His remarks came during the presentation of volume VII of the German edition of Joseph Ratzinger’s “Opera Omnia”, a systematic collection of all the works which the theologian-turned-Pope dedicated to the Council and the documents that came out of it. The presentation took place in a very evocative place: the Teutonic College of Santa Maria dell'Anima which was expert-theologian Joseph Ratzinger’s logistical base during the Council sessions.
During his presentation, the head of the doctrinal dicastery, clearly stated that the only orthodox interpretation of the Second Vatican Council is that which sees it as an opportunity for reform and renewal, in continuity with the one subject-Church which the Lord has given us. Müller sees this as the only hermeneutics that respects “the indissoluble unity between the Holy Scriptures, the complete and integral Tradition and the Magisterium, which finds its highest expression in the Council, presided over by St. Peter’s Successor, as visible head of the Church.”
Archbishop Müller contrasted this “singular orthodox interpretation” with a “heretical interpretation” which he identified with “the hermeneutics of a split, both on the progressivist front and the traditionalist front.” According to Müller, what they both share in common is a rejection of the Council: “progressivists want to leave it behind them, as if it were just a phase that should be abandoned in order to move towards a different Church; traditionalists do not want to move towards such a Church, as if it represented the winter of the Catholica.”
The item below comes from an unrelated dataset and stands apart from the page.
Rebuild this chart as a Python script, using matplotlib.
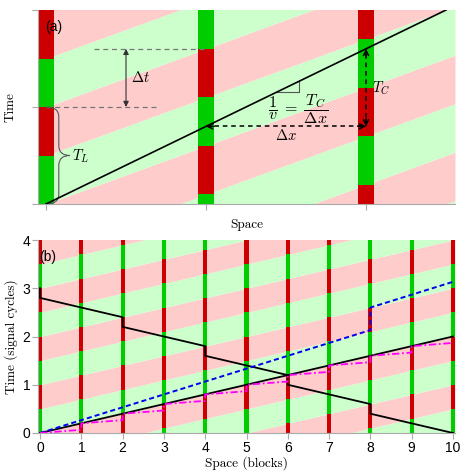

In his speech, the former bishop of Regensburg described the contribution of Joseph Ratzinger, first as a theologian during the actual Council meetings (as a theological advisor to Cardinal Joseph Frings also) and then during the long and turbulent reception phase of the conciliar teachings. “It was a time of great expectation. Something big had to happen,” Benedict XVI wrote in the preface to the German volume presented by Müller.